- **Stated task**
Nothing beyond the line containing "CartesianGrid, Legend, LabelList" is to be printed; print exactly each line from the start of the records below through that line, leaving out pictures.

(Records contained in a dataset)
++++

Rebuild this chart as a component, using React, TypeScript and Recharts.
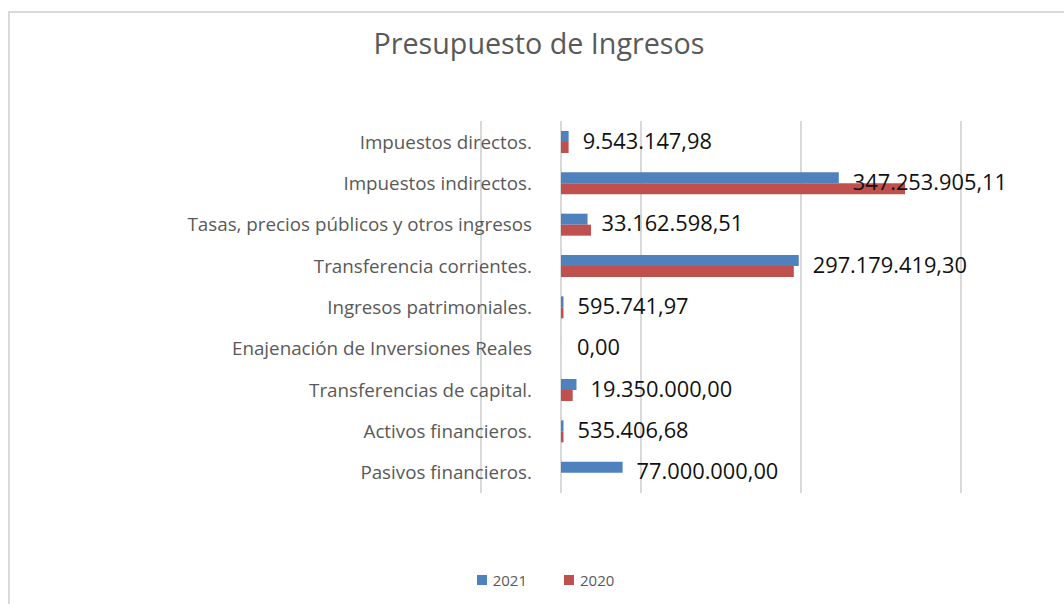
import React from "react";
import { BarChart, Bar, XAxis, YAxis, CartesianGrid, Legend, LabelList } from "recharts";

const categories = [
  "Impuestos directos.",
  "Impuestos indirectos.",
  "Tasas, precios públicos y otros ingresos",
  "Transferencia corrientes.",
  "Ingresos patrimoniales.",
  "Enajenación de Inversiones Reales",
  "Transferencias de capital.",
  "Activos financieros.",
  "Pasivos financieros.",
];
const values2021 = [9543147.98, 347253905.11, 33162598.51, 297179419.3, 595741.97, 0, 19350000, 535406.68, 77000000];
const values2020 = [9500000, 430000000, 37500000, 291000000, 600000, 0, 14600000, 500000, 0];
const seriesNames = ["2021", "2020"];
const seriesColors = ["#4F81BD", "#C0504D"];
const xTicks = [-100000000, 0, 100000000, 300000000, 500000000];
const xDomain = [-100000000, 500000000];
const title = "Presupuesto de Ingresos";

const data = categories.map((name, i) => ({ name, v2021: values2021[i], v2020: values2020[i] }));

const FONT = "'Open Sans', sans-serif";

function fmt(v: number): string {
  const [intPart, dec] = Math.abs(v).toFixed(2).split(".");
  const grouped = intPart.replace(/\B(?=(\d{3})+(?!\d))/g, ".");
  return (v < 0 ? "-" : "") + grouped + "," + dec;
}

const CatTick = (props: any) => {
  const { x, y, payload } = props;
  return (
    <text x={x + 51} y={y} textAnchor="end" dominantBaseline="central" fontFamily={FONT} fontSize={18.8} fill="#595959">
      {payload.value}
    </text>
  );
};

const ValueLabel = (props: any) => {
  const { x, y, width, height, value } = props;
  const w = Number(width) || 0;
  const extra = w < 1 ? 2 : 0;
  return (
    <text x={x + w + 14 + extra} y={y + height - 2} dominantBaseline="central" fontFamily={FONT} fontSize={21.8} fill="#111">
      {fmt(Number(value))}
    </text>
  );
};

const LegendContent = () => (
  <div style={{ display: "flex", justifyContent: "center", alignItems: "center", height: 20, paddingLeft: 17, fontFamily: FONT, fontSize: 15, color: "#595959" }}>
    {seriesNames.map((n, i) => (
      <div key={n} style={{ display: "flex", alignItems: "center", marginLeft: i === 0 ? 0 : 37 }}>
        <div style={{ width: 10, height: 10, background: seriesColors[i], marginRight: 6 }} />
        <span>{n}</span>
      </div>
    ))}
  </div>
);

export default function App() {
  return (
    <div>
      <style>{"body{margin:0;overflow:hidden;}"}</style>
      <div style={{ position: "absolute", left: 8, top: 11, width: 1056, height: 593, borderLeft: "2px solid #d9d9d9", borderTop: "2px solid #d9d9d9", background: "#fff" }}>
        <div style={{ position: "absolute", left: 0, top: 14, width: 1058, textAlign: "center", fontFamily: FONT, fontSize: 28.7, color: "#595959", lineHeight: "32px" }}>
          {title}
        </div>
        <BarChart
          width={1054}
          height={591}
          data={data}
          layout="vertical"
          margin={{ top: 108, right: 103, left: 0, bottom: 91 }}
          barSize={11}
          barGap={0}
        >
          <CartesianGrid horizontal={false} vertical={true} stroke="#d9d9d9" strokeWidth={2} />
          <XAxis type="number" domain={xDomain} ticks={xTicks} hide allowDataOverflow />
          <YAxis type="category" dataKey="name" width={471} axisLine={false} tickLine={false} tickSize={0} tickMargin={0} tick={<CatTick />} interval={0} />
          <Legend verticalAlign="bottom" height={20} content={<LegendContent />} wrapperStyle={{ top: 557, left: 0, width: 1054 }} />
          <Bar dataKey="v2021" name={seriesNames[0]} fill={seriesColors[0]} isAnimationActive={false} minPointSize={(v: number) => (v > 0 ? 2.5 : 0.01)}>
            <LabelList dataKey="v2021" content={<ValueLabel />} />
          </Bar>
          <Bar dataKey="v2020" name={seriesNames[1]} fill={seriesColors[1]} isAnimationActive={false} minPointSize={(v: number) => (v > 0 ? 2.5 : 0)} />
        </BarChart>
      </div>
    </div>
  );
}
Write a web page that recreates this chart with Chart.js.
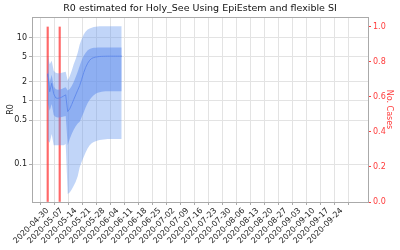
<!DOCTYPE html>
<html>
<head>
<meta charset="utf-8">
<script src="https://cdn.jsdelivr.net/npm/chart.js@4"></script>
<style>
  html, body { margin: 0; padding: 0; background: #fff; }
  canvas { display: block; }
</style>
</head>
<body>
<canvas id="chart" width="400" height="250"></canvas>
<script>
// day 0 = first estimate date, one value per day
const startDate = '2020-04-30';

const r0Mean = [2.7, 1.4, 1.9, 1.3, 1.12, 1.1, 1.12, 1.15, 1.2, 1.25,
  0.68, 0.75, 0.88, 1.05, 1.25, 1.48, 1.75, 2.2, 2.8, 3.4,
  3.95, 4.4, 4.7, 4.85, 4.95, 5.0, 5.05, 5.07, 5.08, 5.09,
  5.1, 5.1, 5.1, 5.1, 5.1, 5.1, 5.1, 5.1];
const r0Q25 = [0.95, 0.7, 0.9, 0.6, 0.56, 0.55, 0.55, 0.56, 0.57, 0.58,
  0.2, 0.25, 0.3, 0.35, 0.4, 0.44, 0.47, 0.56, 0.66, 0.8,
  0.93, 1.05, 1.15, 1.23, 1.3, 1.35, 1.38, 1.4, 1.41, 1.42,
  1.42, 1.42, 1.42, 1.42, 1.42, 1.42, 1.42, 1.42];
const r0Q75 = [3.4, 2.0, 2.6, 1.7, 1.55, 1.5, 1.52, 1.55, 1.6, 1.65,
  1.47, 1.55, 1.72, 2.0, 2.4, 2.9, 3.6, 4.4, 5.2, 5.8,
  6.3, 6.6, 6.8, 6.9, 6.95, 7.0, 7.0, 7.0, 7.0, 7.0,
  7.0, 7.0, 7.0, 7.0, 7.0, 7.0, 7.0, 7.0];
const r0Q025 = [0.24, 0.22, 0.3, 0.2, 0.2, 0.2, 0.2, 0.2, 0.2, 0.21,
  0.034, 0.036, 0.04, 0.046, 0.053, 0.065, 0.09, 0.11, 0.13, 0.155,
  0.18, 0.2, 0.215, 0.225, 0.232, 0.238, 0.242, 0.245, 0.247, 0.248,
  0.25, 0.25, 0.25, 0.25, 0.25, 0.25, 0.25, 0.25];
const r0Q975 = [5.3, 3.8, 4.3, 3.0, 2.8, 2.75, 2.75, 2.8, 2.85, 2.9,
  2.1, 2.45, 3.0, 3.8, 4.6, 5.8, 7.8, 9.5, 11.2, 12.5,
  13.4, 14.0, 14.4, 14.7, 14.9, 15.0, 15.1, 15.1, 15.1, 15.1,
  15.2, 15.2, 15.2, 15.2, 15.2, 15.2, 15.2, 15.2];

const caseDates = ['2020-04-30', '2020-05-06'];
const caseCounts = [1, 1];

const tickDates = ['2020-04-30', '2020-05-07', '2020-05-14', '2020-05-21', '2020-05-28',
  '2020-06-04', '2020-06-11', '2020-06-18', '2020-06-25', '2020-07-02', '2020-07-09',
  '2020-07-16', '2020-07-23', '2020-07-30', '2020-08-06', '2020-08-13', '2020-08-20',
  '2020-08-27', '2020-09-03', '2020-09-10', '2020-09-17', '2020-09-24'];
const r0Ticks = [0.1, 0.5, 1, 2, 5, 10];
const caseTicks = [0, 0.2, 0.4, 0.6, 0.8, 1.0];

const DAY = 86400000;
const t0 = Date.parse(startDate);
const dayOf = s => Math.round((Date.parse(s) - t0) / DAY);
const dateOf = d => new Date(t0 + d * DAY).toISOString().slice(0, 10);

const pts = arr => arr.map((v, i) => ({ x: i, y: v }));

const font = { family: 'DejaVu Sans', size: 8 };
const spine = '#aaaaaa';
const red = '#ff3b3b';

const topSpine = {
  id: 'topSpine',
  afterDraw(chart) {
    const { ctx, chartArea: a } = chart;
    ctx.save();
    ctx.strokeStyle = spine;
    ctx.lineWidth = 1;
    ctx.beginPath();
    ctx.moveTo(a.left, a.top + 0.5);
    ctx.lineTo(a.right, a.top + 0.5);
    ctx.stroke();
    ctx.restore();
  }
};

new Chart(document.getElementById('chart'), {
  type: 'line',
  data: {
    datasets: [
      { data: pts(r0Q025), borderWidth: 0, pointRadius: 0, fill: false, yAxisID: 'y' },
      { data: pts(r0Q975), borderWidth: 0, pointRadius: 0, fill: '-1',
        backgroundColor: 'rgba(100,149,237,0.4)', yAxisID: 'y' },
      { data: pts(r0Q25), borderWidth: 0, pointRadius: 0, fill: false, yAxisID: 'y' },
      { data: pts(r0Q75), borderWidth: 0, pointRadius: 0, fill: '-1',
        backgroundColor: 'rgba(100,140,237,0.55)', yAxisID: 'y' },
      { data: pts(r0Mean), borderColor: 'rgba(80,110,230,0.9)', borderWidth: 1,
        pointRadius: 0, fill: false, yAxisID: 'y' },
      { type: 'bar', data: caseDates.map((d, i) => ({ x: dayOf(d), y: caseCounts[i] })),
        yAxisID: 'y1', barThickness: 1.5, backgroundColor: 'rgba(255,40,40,0.7)',
        borderWidth: 0 }
    ]
  },
  options: {
    responsive: false,
    animation: false,
    layout: { padding: 0 },
    plugins: {
      legend: { display: false },
      tooltip: { enabled: false },
      title: {
        display: true,
        text: 'R0 estimated for Holy_See Using EpiEstem and flexible SI',
        color: '#111',
        font: { family: 'DejaVu Sans', size: 9.5, weight: 'normal', lineHeight: 1.2 },
        padding: { top: 3, bottom: 2.6 }
      }
    },
    scales: {
      x: {
        type: 'linear',
        min: -7.85,
        max: 160.15,
        offset: false,
        afterBuildTicks: s => { s.ticks = tickDates.map(d => ({ value: dayOf(d) })); },
        afterFit: s => { s.height = 48; },
        ticks: {
          autoSkip: false, minRotation: 45, maxRotation: 45, padding: 1,
          color: '#222', font, callback: v => dateOf(v)
        },
        grid: { color: '#e3e3e3', tickColor: spine, tickLength: 3 },
        border: { color: spine }
      },
      y: {
        type: 'logarithmic',
        position: 'left',
        min: 0.0254,
        max: 21.2,
        afterBuildTicks: s => { s.ticks = r0Ticks.map(v => ({ value: v })); },
        afterFit: s => { s.width = 32; },
        ticks: { color: '#222', font, padding: 2, callback: v => String(v) },
        grid: { color: '#e3e3e3', tickColor: spine, tickLength: 3 },
        border: { color: spine },
        title: { display: true, text: 'R0', color: '#222', font, padding: { top: 6, bottom: 2 } }
      },
      y1: {
        type: 'linear',
        position: 'right',
        min: 0,
        max: 1.057,
        afterBuildTicks: s => { s.ticks = caseTicks.map(v => ({ value: v })); },
        afterFit: s => { s.width = 32; },
        ticks: { color: red, font, padding: 2, callback: v => v.toFixed(1) },
        grid: { drawOnChartArea: false, tickColor: red, tickLength: 3 },
        border: { color: spine },
        title: { display: true, text: 'No. Cases', color: red, font, padding: { top: 6, bottom: 2 } }
      }
    }
  },
  plugins: [topSpine]
});
</script>
</body>
</html>
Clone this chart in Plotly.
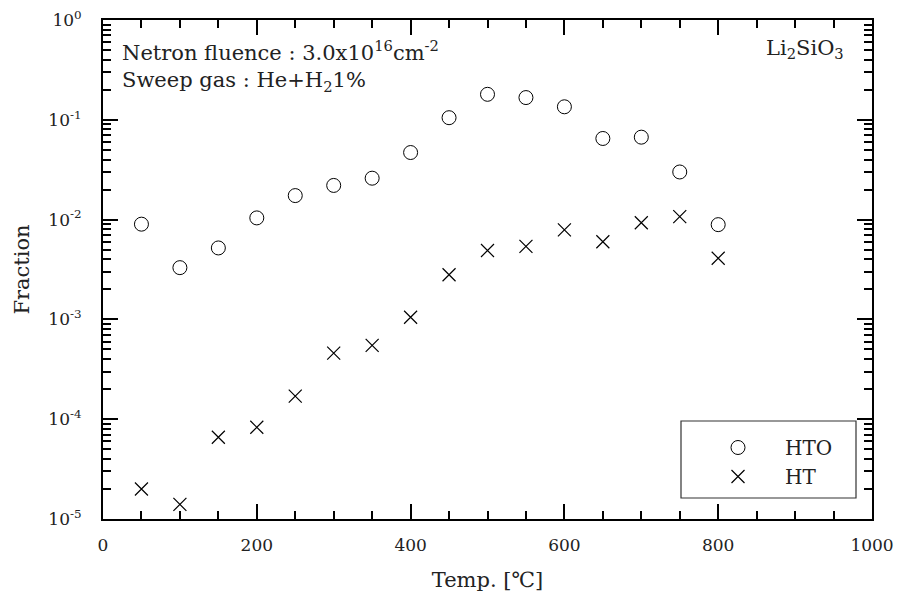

++++

- **Exercise solution**
Rebuild this chart as a component, using React, TypeScript and Recharts.
import React from "react";
import { BarChart, Bar, XAxis, YAxis, CartesianGrid, Legend, LabelList } from "recharts";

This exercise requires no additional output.